In other words, if TSLA goes to $440 by 2016:
$50k shares limits me to $50k profit and holds up my original $50k for those 2 years.
$10k in leaps could limit (or extend) losses to the entire $10k I'm willing to lose and increase potential return several fold, right?
Sorry I missed this since I was reading on my phone earlier. Anyway, let's look at this a bit closer. (btw, thanks for the numbers since it makes it more concrete.)
In order for you to make several fold if TSLA goes to $440 by Jan16, then you'll probably need to buy Jan16 320 strike options for $20/each.
So, if TSLA is at $440 on Jan16 then each option is worth $120 ($440 stock price - 320 strike price). So that would be a 5x gain.
Let's make it more concrete.
With $10,000 capital, Jan16 320 strike option would cost $20 and each contract controls 100 shares so you could buy 5 contracts.
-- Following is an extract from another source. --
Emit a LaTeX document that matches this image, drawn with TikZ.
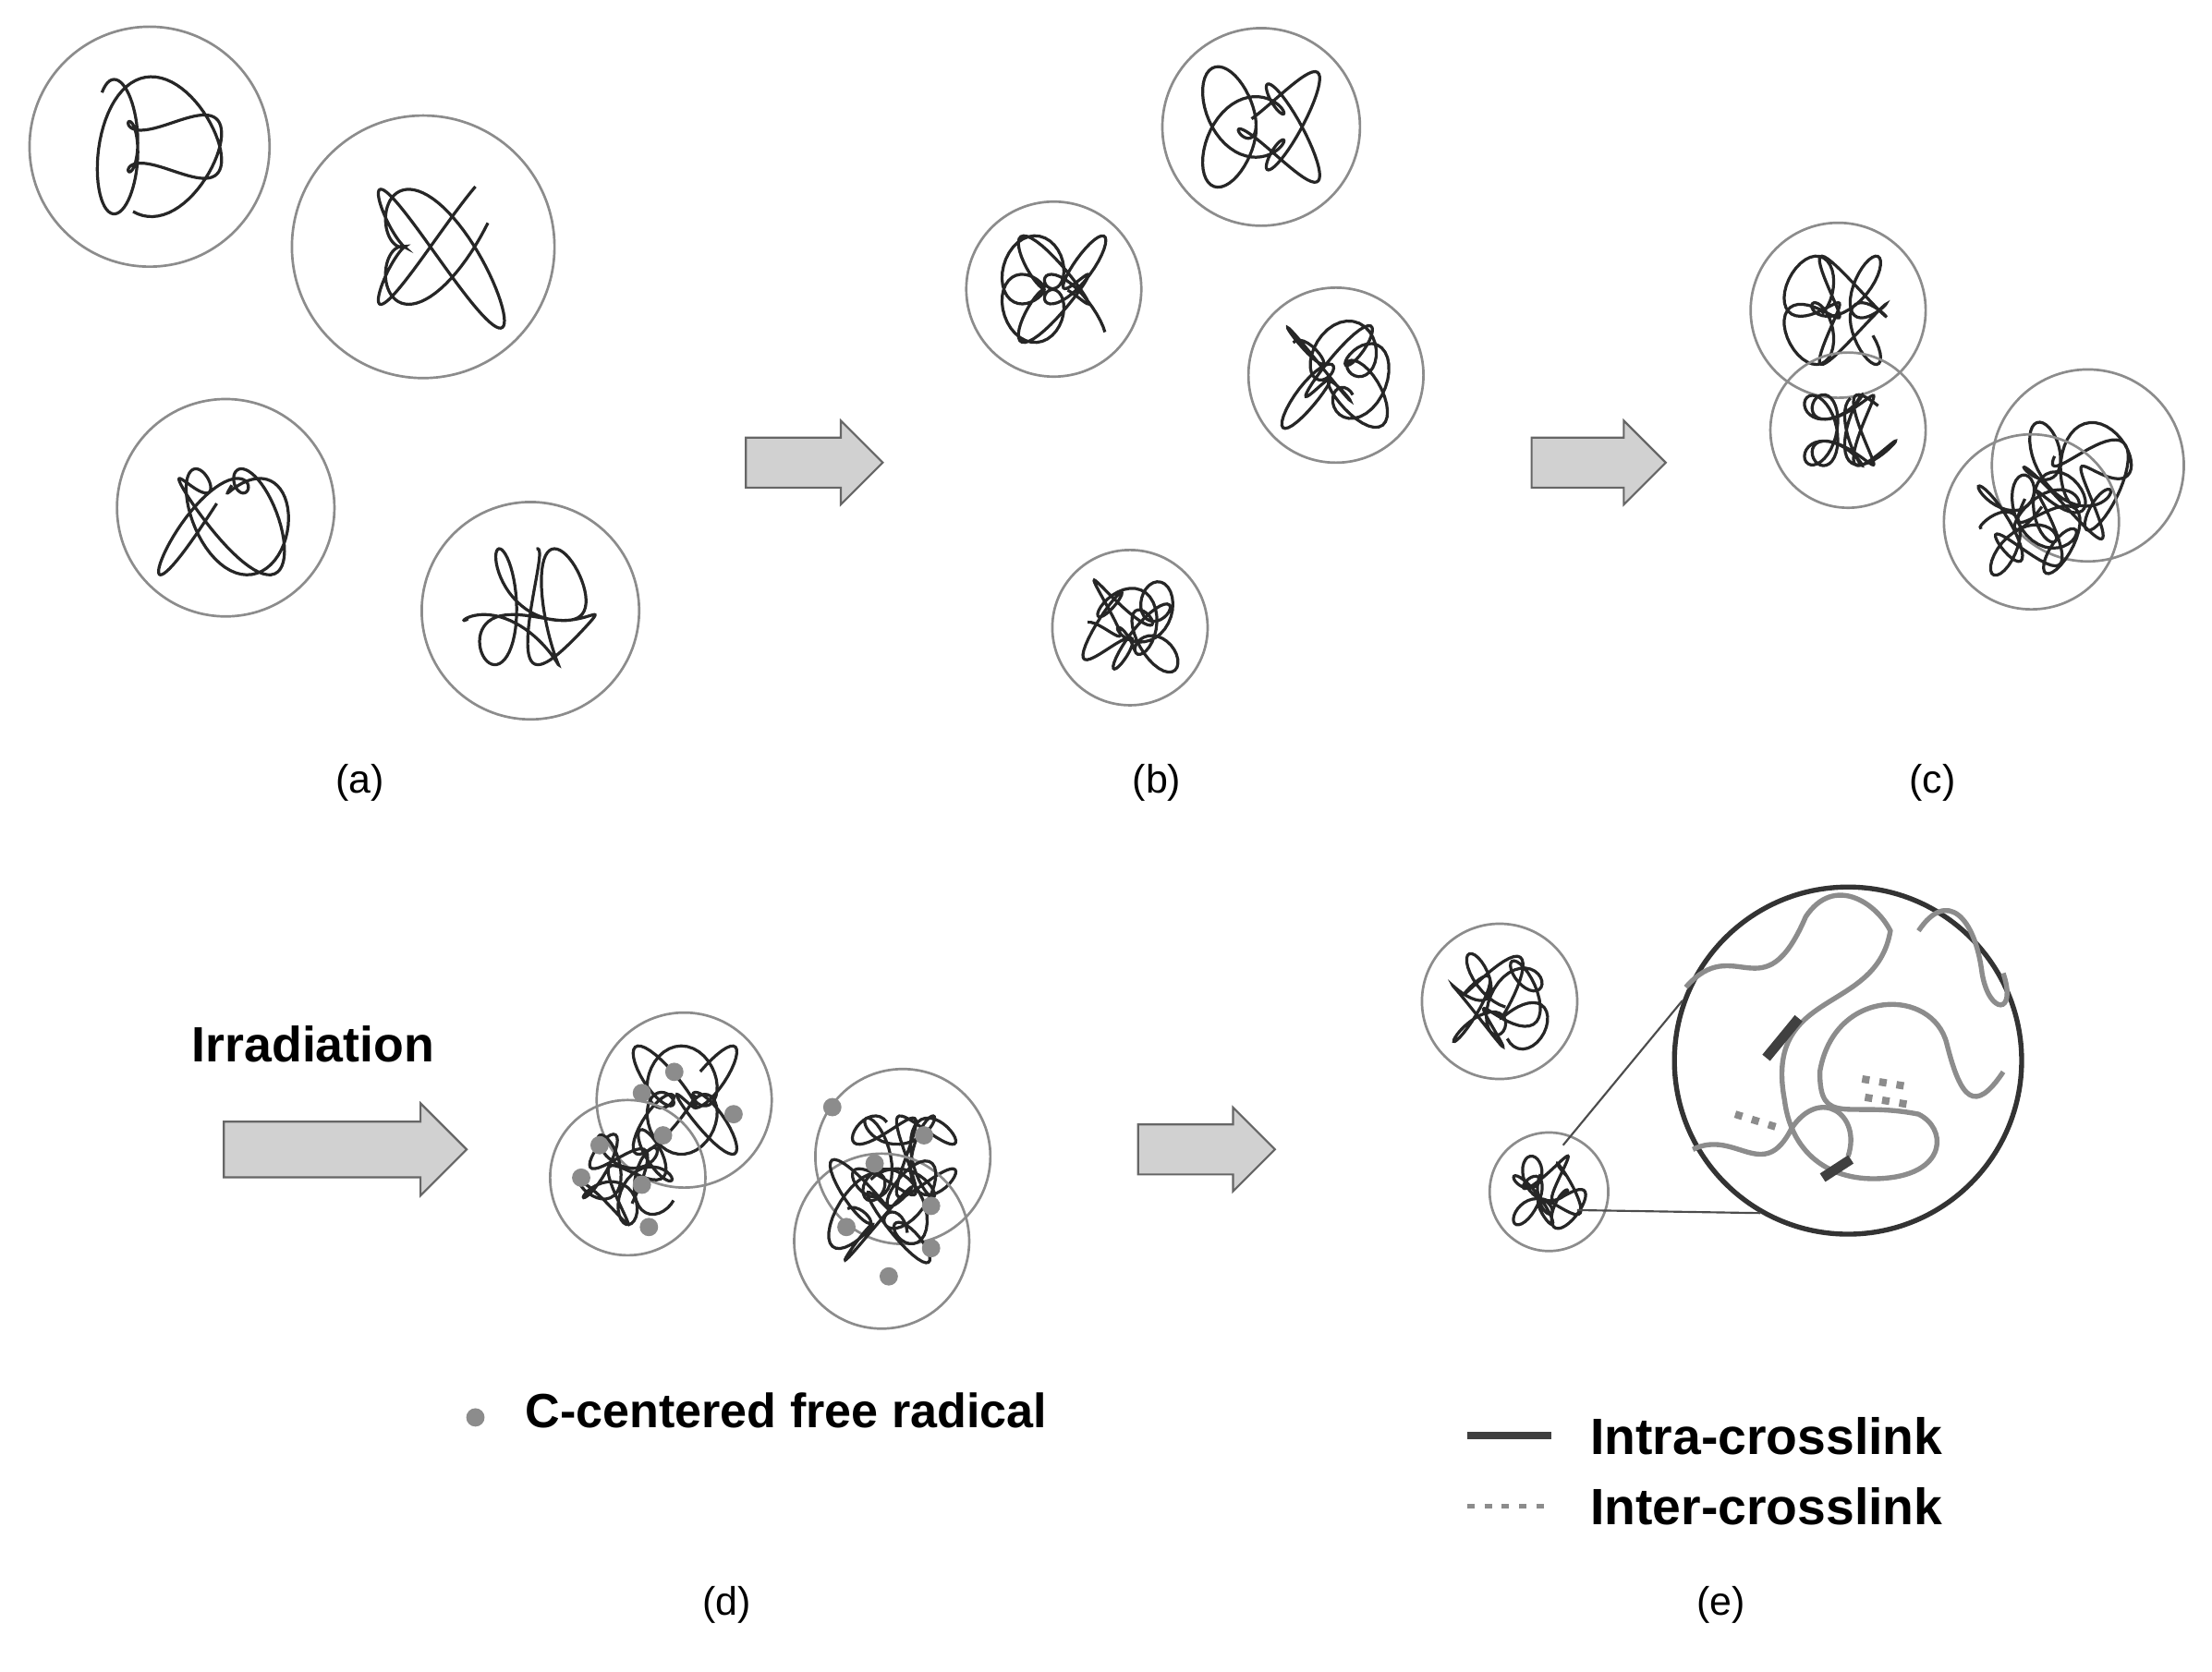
\documentclass[tikz,border=0pt]{standalone}
\usepackage{fontspec}
\setmainfont{Liberation Sans}
\usetikzlibrary{shapes.arrows}

\tikzset{
  ball/.style={circle,draw=black!45,line width=0.5pt,inner sep=0pt},
  chain/.style={draw=black!85,line width=0.6pt},
  zoomchain/.style={draw=black!45,line width=1pt},
  intra/.style={draw=black!75,line width=2pt},
  inter/.style={draw=black!45,line width=1.5pt,dotted},
  push/.style={single arrow,draw=black!60,fill=black!18,shape border rotate=0,anchor=west,
    single arrow head extend=0.12cm,single arrow tip angle=90,inner xsep=0pt,inner ysep=0.17cm},
  radical/.style={circle,fill=black!45,inner sep=0pt,minimum size=0.13cm},
  tag/.style={font=\fontsize{8}{9}\selectfont}
}
% chain: cx, cy, r, seed, wiggle
\newcommand\coil[5]{%
  \pgfmathsetseed{#4}
  \pgfmathsetmacro\pa{360*rnd}\pgfmathsetmacro\pb{360*rnd}
  \pgfmathsetmacro\pc{360*rnd}\pgfmathsetmacro\pd{360*rnd}
  \draw[chain] plot[samples=220,domain=0:330,variable=\t]
    ({#1+#3*(0.38*sin(2*\t+\pa)+0.24*sin(#5*\t+\pb))},
     {#2+#3*(0.38*cos(3*\t+\pc)+0.24*sin((#5+1)*\t+\pd))});}
\newcommand\ball[4]{\node[ball,minimum size=#4*0.02cm] (#1) at (#2,#3) {};}

\begin{document}
\begin{tikzpicture}[x=0.01cm,y=-0.01cm]
    \useasboundingbox (0,0) rectangle (1568,1185);

    % (a)
    \ball{a1}{106}{104}{85}   \coil{106}{104}{85}{11}{4}
    \ball{a2}{300}{175}{93}   \coil{300}{175}{93}{12}{4}
    \ball{a3}{160}{360}{77}   \coil{160}{360}{77}{13}{5}
    \ball{a4}{376}{433}{77}   \coil{376}{433}{77}{14}{5}
    \node[tag] (la) at (255,555) {(a)};

    % (b)
    \ball{b1}{894}{90}{70}    \coil{894}{90}{70}{21}{6}
    \ball{b2}{747}{205}{62}   \coil{747}{205}{62}{22}{8}
    \ball{b3}{947}{266}{62}   \coil{947}{266}{62}{23}{9}
    \ball{b4}{801}{445}{55}   \coil{801}{445}{55}{24}{9}
    \node[tag] (lb) at (820,555) {(b)};

    % (c)
    \ball{c1}{1303}{220}{62}  \coil{1303}{220}{62}{31}{8}
    \ball{c2}{1310}{305}{55}  \coil{1310}{305}{55}{32}{8}
    \ball{c3}{1480}{330}{68}  \coil{1470}{340}{68}{33}{7}
    \ball{c4}{1440}{370}{62}  \coil{1440}{370}{62}{34}{9}
    \node[tag] (lc) at (1370,555) {(c)};

    % (d)
    \ball{d1}{485}{780}{62}   \coil{485}{780}{62}{41}{8}
    \ball{d2}{445}{835}{55}   \coil{445}{835}{55}{42}{9}
    \ball{d3}{640}{820}{62}   \coil{640}{820}{62}{43}{8}
    \ball{d4}{625}{880}{62}   \coil{625}{860}{62}{44}{9}
    \foreach \x/\y in {455/775,478/760,520/790,470/805,412/835,460/870,425/812,455/840,
                       590/785,620/825,655/805,660/855,600/870,660/885,630/905}
      \node[radical] at (\x,\y) {};
    \node[font=\fontsize{10}{11}\selectfont\bfseries] (irr) at (222,740) {Irradiation};
    \node[tag] (ld) at (515,1138) {(d)};

    % (e)
    \ball{e1}{1063}{710}{55}  \coil{1063}{710}{55}{51}{9}
    \ball{e2}{1098}{845}{42}  \coil{1098}{845}{42}{52}{9}
    \node[circle,draw=black!80,line width=1pt,minimum size=2.46cm,inner sep=0pt] (zoom) at (1310,752) {};
    \draw[black!70] (1108,812) -- (zoom.160);
    \draw[black!70] (1118,858) -- (zoom.-120);
    \draw[zoomchain] (1195,700) .. controls (1230,660) and (1250,720) .. (1280,650)
        .. controls (1300,620) and (1330,640) .. (1340,660)
        .. controls (1330,720) and (1250,700) .. (1265,780)
        .. controls (1270,820) and (1300,840) .. (1340,835)
        .. controls (1380,830) and (1380,800) .. (1360,790)
        .. controls (1310,780) and (1290,800) .. (1290,760)
        .. controls (1300,700) and (1370,700) .. (1380,740)
        .. controls (1390,780) and (1400,790) .. (1420,760);
    \draw[zoomchain] (1200,815) .. controls (1230,800) and (1250,840) .. (1270,800)
        .. controls (1290,770) and (1320,790) .. (1310,820);
    \draw[zoomchain] (1360,660) .. controls (1380,630) and (1400,650) .. (1405,690)
        .. controls (1410,720) and (1430,720) .. (1420,690);
    \draw[intra] (1252,750) -- (1275,722);
    \draw[intra] (1292,835) -- (1312,822);
    \draw[inter] (1230,790) -- (1262,800);
    \draw[inter] (1320,765) -- (1350,770);
    \draw[inter] (1322,778) -- (1352,783);
    \node[tag] (le) at (1220,1138) {(e)};

    % arrows
    \node[push,minimum height=0.97cm] (p1) at (528,328) {};
    \node[push,minimum height=0.95cm] (p2) at (1085,328) {};
    \node[push,minimum height=1.72cm,inner ysep=0.19cm,single arrow head extend=0.13cm] (p3) at (158,815) {};
    \node[push,minimum height=0.97cm] (p4) at (806,815) {};

    % legends
    \node[radical] (dot) at (337,1005) {};
    \node[font=\fontsize{9.7}{11}\selectfont\bfseries,anchor=west] (ltx1) at (360,1000) {C-centered free radical};
    \coordinate (s1) at (1040,1018); \coordinate (s2) at (1100,1018);
    \coordinate (t1) at (1040,1068); \coordinate (t2) at (1100,1068);
    \draw[intra,line width=1.5pt] (s1) -- (s2);
    \draw[inter,line width=1pt] (t1) -- (t2);
    \node[font=\fontsize{10.3}{12}\selectfont\bfseries,anchor=west] (ltx2) at (1115,1018) {Intra-crosslink};
    \node[font=\fontsize{10.3}{12}\selectfont\bfseries,anchor=west] (ltx3) at (1115,1068) {Inter-crosslink};
\end{tikzpicture}
\end{document}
If/when TSLA is at $440 on Jan16, then you could sell those 5 contracts for $12,000 each ($120 x 100) for a total of $60,000. Your profit would be $50,000, which you would need to pay long-term capital gains (federal) and california state income tax. So if I assume your taxes are 25% then you'd pay $12,500 in taxes. So your total money in the end would be $47,500. (You could also choose to sell 4 and exercise 1 contract, but that's for another discussion)
Now, let's compare that to just holding common stock.
Let's say that you have $50,000 worth of TSLA stock, probably around 225 shares (at today's price). If/when the stock price is $440 in Jan16, then your stock will be worth 225 shares x $440 = $99,000. That would be a $49,000 gain. And then if you liquidated your stock you'd need to pay your taxes on the gains (depending on your cost basis). But technically, you're not forced to sell in Jan16 because they're stock, so you could just hold and defer taxes.
When you compare these two scenarios, then holding $10k in Jan16 320 strike LEAPs is the better choice since the $47,500 gain is post-tax vs the $49,000 gain pre-tax for your stock.
However, the situation changes drastically if/when TSLA is lower than $440 on Jan16.
Let's say TSLA is at $300 on Jan16. Then, your LEAPs would be basically worthless upon expiration on Jan16. You've lost your $10,000 completely.
But if you held your shares you'd have a nice profit of 225 shares x $75/share = $16,875. A 34% return. Not too shabby for 1.5 years of investment.
Let's take something a bit higher. Let's say TSLA is at $350 on Jan16.
Your LEAPs would be worth $30 ($350 stock price - $320 strike) x 5 contracts (or 500 option shares) = $15,000 gain. Minus 25% tax. $11,250 net.
Your common stock would be worth $350 x 225 shares = $78,750. Or $28,750 gain from your current $50,000 position. And you could defer your taxes by holding.
So in this case your far better off just keeping your stock in TSLA.
The situation is far more complicated than this, because if you sold your stock now and invested $10k in LEAPs, then you would have the remaining money to invest or do something with. So that could have value as well. Just how much value, that is something that could and should be calculated using various scenarios.
But anyway, from this example in order to make a 5x pre-tax gain with Jan16 LEAPs assuming TSLA is at $440 upon expiration, then you'd have to take quite a big risk with buying Jan16 320 strike options for $20. This means if TSLA ends lower than $340 on Jan16 expiration then you'd lose some of your initial $10k investment, and if ends at $320 or lower then you'd lose all of the $10k investment.
Now, risk/reward is in the eye of the beholder. If you like these odds (ie., you're confident of your price estimate or you don't mind losing $10k), then it could be a good deal/decision for you.
I think my point is that the ultimate decision is up to you according to your own set of risk/reward values and price projections, but the least you can and should do is to work out the numbers for various stock price scenarios to make sure you understand the risks/rewards clearly so you know what you're getting yourself into.